Production and delivery numbers are the two headline operating metrics an automaker publishes for a quarter, and they measure different things. Production counts the vehicles a company built during the period. Deliveries count the vehicles it actually handed over to customers — and because automotive revenue is generally recognized when control of a vehicle transfers to the buyer, deliveries, not production, is the figure that maps to reported sales. The distinction is not cosmetic: a manufacturer can build more vehicles than it delivers in a quarter (building inventory or filling the transit pipeline) or deliver more than it builds (drawing inventory down). Conflating the two is one of the most common errors in reading auto results, which is why companies report them as separate lines.
For several automakers, these figures arrive before the formal earnings report, through a current report on Form 8-K furnished to the U.S. Securities and Exchange Commission within days of quarter-end. Tesla, Inc. follows this pattern, releasing a production-and-deliveries summary as an exhibit to an 8-K and stating in the same document when the full financial results will follow. Its first-quarter 2026 release, furnished in April 2026, opens with the period's headline operating figures.
"In the first quarter, we produced over 408,000 vehicles, delivered over 358,000 vehicles and deployed 8.8 GWh of energy storage products."— Tesla, Inc., Form 8-K Exhibit 99.1 (Q1 2026), source
Why the disclosure comes early, and how it is framed
The early production-and-deliveries release exists because the unit numbers are knowable shortly after a quarter closes, while the audited financials — revenue, margin, cash flow — take longer to prepare. By furnishing the operating metrics first, a company gives the market the volume picture ahead of the dollars. The same Tesla exhibit makes this sequencing explicit, noting that the company 'will post its financial results for the first quarter of 2026 after market close on Wednesday, April 22, 2026,' separating the unit disclosure (early April) from the financial disclosure (late April). The precise per-quarter figures behind the rounded headline appear in the exhibit's table; the Q1 2026 table reported total production of 408,386 vehicles and total deliveries of 358,023, split between the Model 3/Y line and other models, with a portion of deliveries noted as subject to operating-lease accounting.

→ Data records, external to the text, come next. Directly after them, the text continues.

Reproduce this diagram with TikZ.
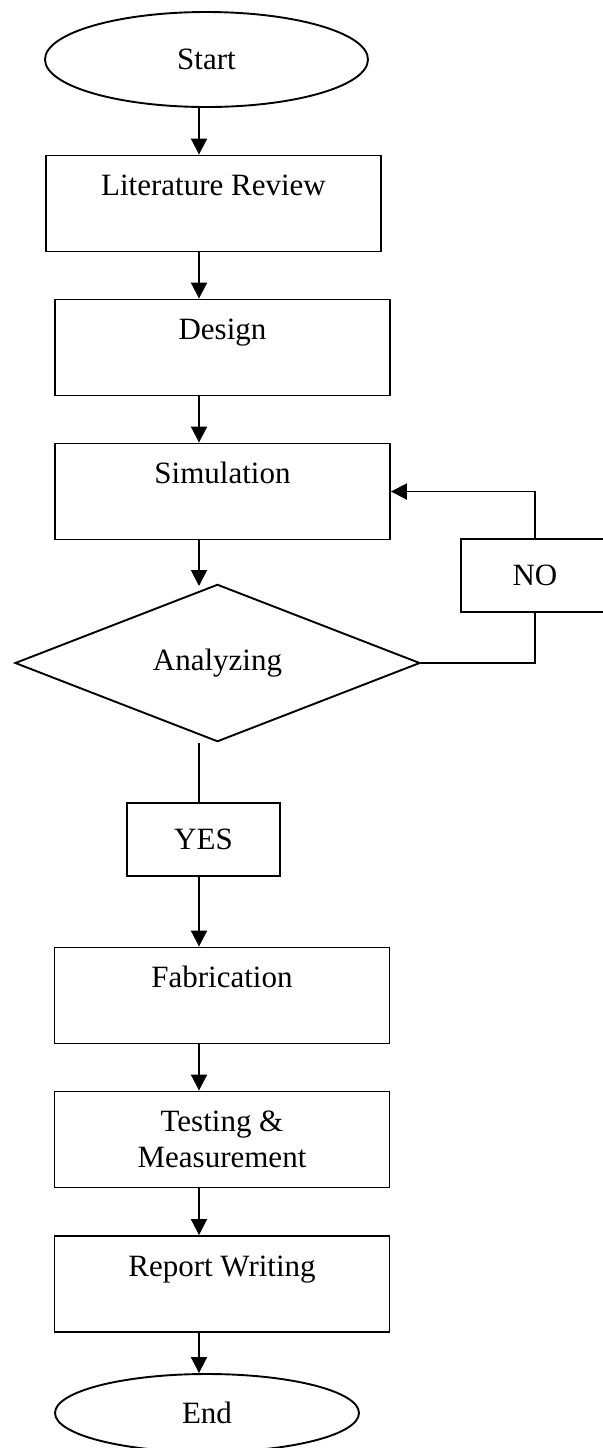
\documentclass[tikz,border=0pt]{standalone}
\usepackage{fontspec}
\setmainfont{Liberation Serif}
\usetikzlibrary{arrows.meta,shapes.geometric}

\begin{document}
\begin{tikzpicture}[x=0.5pt, y=-0.5pt, line width=0.95pt,
  >={Triangle[width=8pt,length=8pt]},
  every node/.style={font=\fontsize{15.5}{18}\selectfont},
  termbox/.style={draw,ellipse,inner sep=0pt},
  procbox/.style={draw,rectangle,minimum width=167.5pt,inner sep=0pt,
    text height=20pt,text depth=28pt,align=center},
  decbox/.style={draw,diamond,minimum width=202.5pt,minimum height=69pt,inner sep=0pt},
  tagbox/.style={draw,rectangle,minimum height=36.5pt,inner sep=0pt}]
\useasboundingbox (0,0) rectangle (603,1448);
\coordinate (sp) at (199,0);
\node[termbox,minimum width=161.5pt,minimum height=47.5pt] (start) at (206.5,59.5) {Start};
\node[procbox] (lit) at (213.5,203.5) {Literature Review};
\node[procbox] (des) at (222.5,347.5) {Design};
\node[procbox] (sim) at (222.5,491.5) {Simulation};
\node[decbox] (an) at (217.5,663) {Analyzing};
\node[tagbox,minimum width=74pt] (no) at (535,575.5) {NO};
\node[tagbox,minimum width=76.5pt] (yes) at (203.5,839.5) {YES};
\node[procbox] (fab) at (222,995.5) {Fabrication};
\node[procbox,text height=38pt,text depth=10pt] (test) at (222,1139.5) {Testing \&\\Measurement};
\node[procbox] (rep) at (222,1284) {Report Writing};
\node[termbox,minimum width=152pt,minimum height=39pt] (end) at (207,1413) {End};
\coordinate (simend) at (199,586);
\draw[->] (start.south -| sp) -- (lit.north -| sp);
\draw[->] (lit.south -| sp) -- (des.north -| sp);
\draw[->] (des.south -| sp) -- (sim.north -| sp);
\draw[->] (sim.south -| sp) -- (simend);
\draw (an.east) -| (no.south);
\draw[->] (no.north) |- (sim.east);
\draw (an.south -| sp) -- (yes.north -| sp);
\draw[->] (yes.south -| sp) -- (fab.north -| sp);
\draw[->] (fab.south -| sp) -- (test.north -| sp);
\draw[->] (test.south -| sp) -- (rep.north -| sp);
\draw[->] (rep.south -| sp) -- (end.north -| sp);
\end{tikzpicture}
\end{document}
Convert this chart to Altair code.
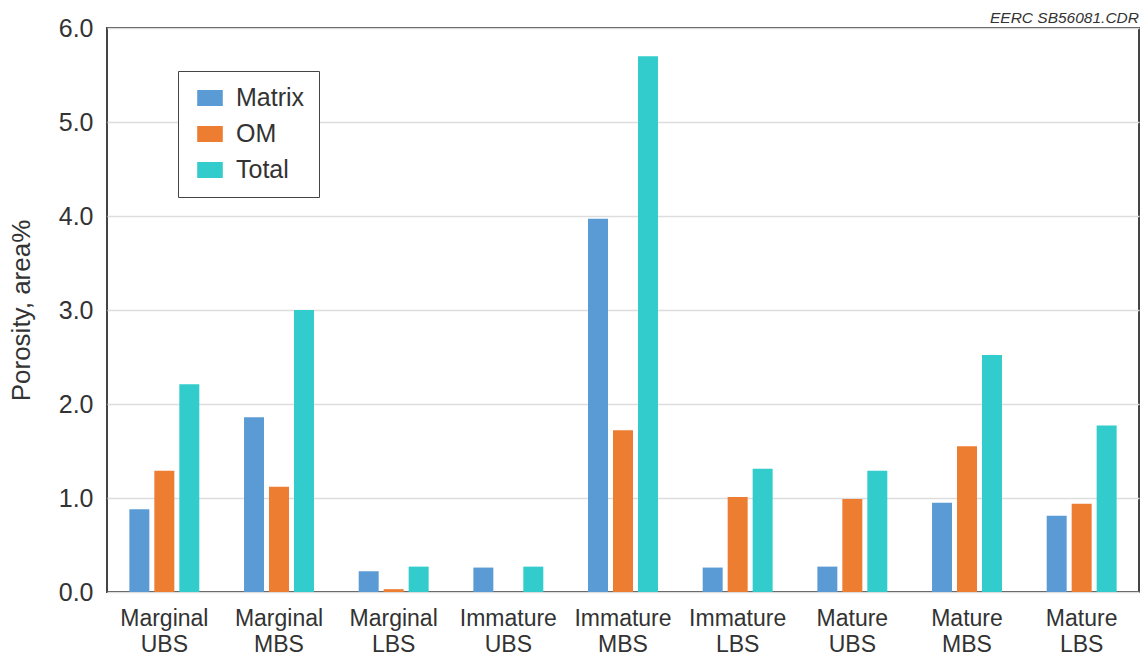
import altair as alt
import pandas as pd

# Sample groups (maturity + member) and porosity by pore type, area%
groups = ["Marginal UBS", "Marginal MBS", "Marginal LBS",
          "Immature UBS", "Immature MBS", "Immature LBS",
          "Mature UBS", "Mature MBS", "Mature LBS"]
matrix = [0.88, 1.86, 0.22, 0.26, 3.97, 0.26, 0.27, 0.95, 0.81]
om     = [1.29, 1.12, 0.03, 0.00, 1.72, 1.01, 0.99, 1.55, 0.94]
total  = [2.21, 3.00, 0.27, 0.27, 5.70, 1.31, 1.29, 2.52, 1.77]

series = ["Matrix", "OM", "Total"]
colors = ["#5B9BD5", "#ED7D31", "#33CCCC"]
y_ticks = [0, 1, 2, 3, 4, 5, 6]

rows = []
for name, vals in zip(series, [matrix, om, total]):
    for g, v in zip(groups, vals):
        rows.append({"group": g, "type": name, "porosity": v})
df = pd.DataFrame(rows)

FONT = "Liberation Sans"

chart = alt.Chart(df).mark_bar().encode(
    x=alt.X("group:N", sort=groups,
            scale=alt.Scale(paddingInner=0.39, paddingOuter=0.195),
            axis=alt.Axis(title=None, labelAngle=0, ticks=False, tickSize=0,
                          domain=False, labelPadding=15, labelFontSize=23,
                          labelLineHeight=26, labelColor="#333333",
                          labelFont=FONT,
                          labelExpr="split(datum.label, ' ')")),
    xOffset=alt.XOffset("type:N", sort=series,
                        scale=alt.Scale(paddingInner=0.2)),
    y=alt.Y("porosity:Q",
            scale=alt.Scale(domain=[0, 6], nice=False),
            axis=alt.Axis(title="Porosity, area%", values=y_ticks,
                          format=".1f", ticks=False, tickSize=0,
                          domain=False, grid=True, gridColor="#dddddd",
                          gridWidth=1.5, labelPadding=14, labelFontSize=25,
                          labelColor="#333333", labelFont=FONT,
                          titleFont=FONT, titleFontSize=26,
                          titleFontWeight="normal", titleColor="#333333",
                          titlePadding=24)),
    color=alt.Color("type:N", sort=series,
                    scale=alt.Scale(domain=series, range=colors),
                    legend=alt.Legend(title=None, orient="none",
                                      legendX=71, legendY=43,
                                      padding=14, strokeColor="#444444",
                                      fillColor="white",
                                      labelFont=FONT, labelFontSize=25,
                                      labelColor="#333333", labelOffset=13,
                                      labelExpr="datum.label + '  '",
                                      rowPadding=10, symbolOffset=5,
                                      symbolType="M-1,-0.625H1V0.625H-1Z",
                                      symbolSize=655, symbolStrokeWidth=0,
                                      symbolOpacity=1)),
).properties(
    width=1032,
    height=564,
    title=alt.TitleParams("EERC SB56081.CDR", anchor="end", fontSize=15.5,
                          fontStyle="italic", fontWeight="normal",
                          font=FONT, color="#333333", offset=-10),
    autosize=alt.AutoSizeParams(type="none"),
    padding={"left": 107, "top": 28, "right": 4, "bottom": 64},
    background="white",
).configure_view(
    stroke="#444444", strokeWidth=2
)

chart.save("out.html", embed_options={"renderer": "svg", "actions": False})
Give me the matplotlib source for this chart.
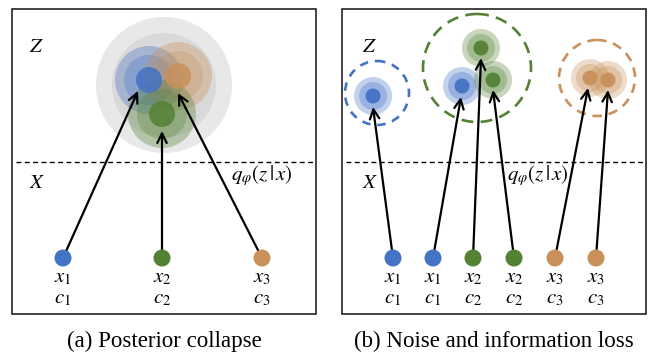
import matplotlib.pyplot as plt
from matplotlib.patches import Circle, Rectangle

plt.rcParams['font.family'] = ['Liberation Serif', 'DejaVu Serif']
plt.rcParams['mathtext.fontset'] = 'stix'

# colours of the three classes
blue = '#4472C4'
green = '#548235'
orange = '#C8915A'

# panel (a): inputs and their collapsed posteriors
a_x = [63, 162, 262]
a_colors = [blue, green, orange]
a_labels = [('x_1', 'c_1'), ('x_2', 'c_2'), ('x_3', 'c_3')]
a_means = [(149, 80), (162, 114), (178, 76)]
a_tips = [(138, 91), (162, 131), (178, 93)]
a_halo = [34, 25]

# panel (b): inputs and their posteriors
b_x = [393, 433, 473, 514, 555, 596]
b_colors = [blue, blue, green, green, orange, orange]
b_labels = [('x_1', 'c_1'), ('x_1', 'c_1'), ('x_2', 'c_2'),
            ('x_2', 'c_2'), ('x_3', 'c_3'), ('x_3', 'c_3')]
b_means = [(373, 96), (462, 86), (481, 48), (493, 80), (590, 78), (608, 80)]
b_tips = [(373, 107), (461, 97), (481, 58), (493, 90), (588, 88), (608, 90)]
b_halo = [19, 14]
# dashed class regions: centre x, centre y, radius, colour, dash
b_regions = [(377, 93, 32, blue, (0, (3.2, 2.6))),
             (477, 68, 54, green, (0, (4.5, 2.8))),
             (597, 78, 38, orange, (0, (3.6, 2.6)))]

point_y = 258

fig = plt.figure(figsize=(6.48, 3.53), dpi=100)
ax = fig.add_axes([0, 0, 1, 1])
ax.set_xlim(0, 648)
ax.set_ylim(353, 0)
ax.axis('off')

# panel frames and dashed separators
for x0 in [12, 342]:
    ax.add_patch(Rectangle((x0, 9), 304, 305, fill=False, ec='#222222', lw=1.2))
    ax.plot([x0 + 4, x0 + 301], [162, 162], color='black', lw=1.0,
            ls=(0, (3.5, 2.5)))

# panel (a) grey prior
ax.add_patch(Circle((164, 85), 68, color='#E8E8E8', lw=0))
ax.add_patch(Circle((164, 85), 52, color='#D9D9D9', lw=0))

# halos then cores
for i in [0, 2, 1]:
    cx, cy = a_means[i]
    c = a_colors[i]
    ax.add_patch(Circle((cx, cy), a_halo[0], color=c, alpha=0.35, lw=0))
    ax.add_patch(Circle((cx, cy), a_halo[1], color=c, alpha=0.3, lw=0))
for i in [0, 2, 1]:
    cx, cy = a_means[i]
    ax.add_patch(Circle((cx, cy), 13, color=a_colors[i], alpha=0.85, lw=0))

for (cx, cy, r, c, dash) in b_regions:
    ax.add_patch(Circle((cx, cy), r, fill=False, ec=c, lw=1.9, ls=dash))
for (cx, cy), c in zip(b_means, b_colors):
    ax.add_patch(Circle((cx, cy), b_halo[0], color=c, alpha=0.32, lw=0))
    ax.add_patch(Circle((cx, cy), b_halo[1], color=c, alpha=0.32, lw=0))
for (cx, cy), c in zip(b_means, b_colors):
    ax.add_patch(Circle((cx, cy), 7.5, color=c, alpha=0.95, lw=0))

# arrows, input points and labels
for xs, tips, cols, labs in [(a_x, a_tips, a_colors, a_labels),
                             (b_x, b_tips, b_colors, b_labels)]:
    for x, tip, c, (l1, l2) in zip(xs, tips, cols, labs):
        ax.annotate('', xy=tip, xytext=(x, point_y),
                    arrowprops=dict(arrowstyle='->', color='black', lw=1.6,
                                    mutation_scale=17, shrinkA=0, shrinkB=0))
        ax.add_patch(Circle((x, point_y), 8.5, color=c, lw=0, zorder=5))
        ax.text(x, 278, '$' + l1 + '$', ha='center', va='center', fontsize=15)
        ax.text(x, 299, '$' + l2 + '$', ha='center', va='center', fontsize=15)

for x0 in [0, 333]:
    ax.text(36 + x0, 48, '$Z$', ha='center', va='center', fontsize=15)
    ax.text(37 + x0, 183, '$X$', ha='center', va='center', fontsize=15)

ax.text(262, 176, r'$q_\varphi(z\,|\,x)$', ha='center', va='center', fontsize=15)
ax.text(538, 176, r'$q_\varphi(z\,|\,x)$', ha='center', va='center', fontsize=15)

ax.text(164, 341, '(a) Posterior collapse', ha='center', va='center', fontsize=16.5)
ax.text(494, 341, '(b) Noise and information loss', ha='center', va='center',
        fontsize=16.5)

fig.savefig('out.png', dpi=100)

That operating-lease footnote points to a second subtlety. Not every delivered vehicle produces an immediate, full sale on the income statement: vehicles delivered under leasing arrangements are accounted for differently from outright sales, so the delivery count and the recognized automotive sales revenue are related but not identical. A reader translating deliveries into revenue has to account for mix — which models, at which prices, under which financing structure — rather than multiplying a single average price by the unit count.
It also helps to understand why companies define and report these metrics on their own terms rather than to a single industry standard. Production and delivery counts are operating statistics, not figures audited line by line the way revenue is, so each manufacturer specifies what it counts as a delivery — for instance, whether a vehicle is counted when it is handed to the customer, when title transfers, or when it is shipped to a dealer. Tesla's practice of counting a delivery only when it has both transferred a vehicle and received either full payment or the customer's financing is one such definition; another company may draw the line differently, particularly those that sell through a franchised dealer network where a 'sale' to the dealer and a 'sale' to the end customer are distinct events. Because of these definitional differences, production and delivery figures are most reliable when compared against the same company over time, and least reliable when compared across manufacturers without first checking that each defines the terms the same way.
Reading the production-delivery gap
The most analytically useful number in these releases is often the difference between production and deliveries. When production exceeds deliveries, finished vehicles are accumulating — in transit to customers, in regional inventory, or awaiting delivery — which builds the balance-sheet inventory figure and ties up working capital. When deliveries exceed production, the company is selling from existing stock, drawing inventory down. Neither is inherently good or bad: a build-up late in a quarter can simply reflect logistics timing for vehicles already sold, while a draw-down can reflect either strong demand or deliberate inventory normalization. The gap is a question to investigate in the subsequent financial report, where the inventory line and management's discussion explain what the unit numbers imply for cash and margin.
It is also worth noting how these metrics are furnished rather than filed. A production-and-deliveries 8-K exhibit is typically furnished under the SEC's framework for disclosing results of operations and other material information, which gives it the timeliness of a regulated disclosure while the detailed accounting follows in the 10-Q. For the financial reader, the discipline is to treat the early release as the volume signal and to reserve judgment on profitability until the deliveries are reconciled to revenue, mix, and inventory in the full filing. Every figure cited here — production of 408,386, deliveries of 358,023, energy storage of 8.8 GWh, and the April 22 results date — is taken directly from Tesla's furnished Q1 2026 Form 8-K exhibit; comparable metrics for other automakers should be read from each company's own disclosure, since not all report production and deliveries on the same definitions or cadence.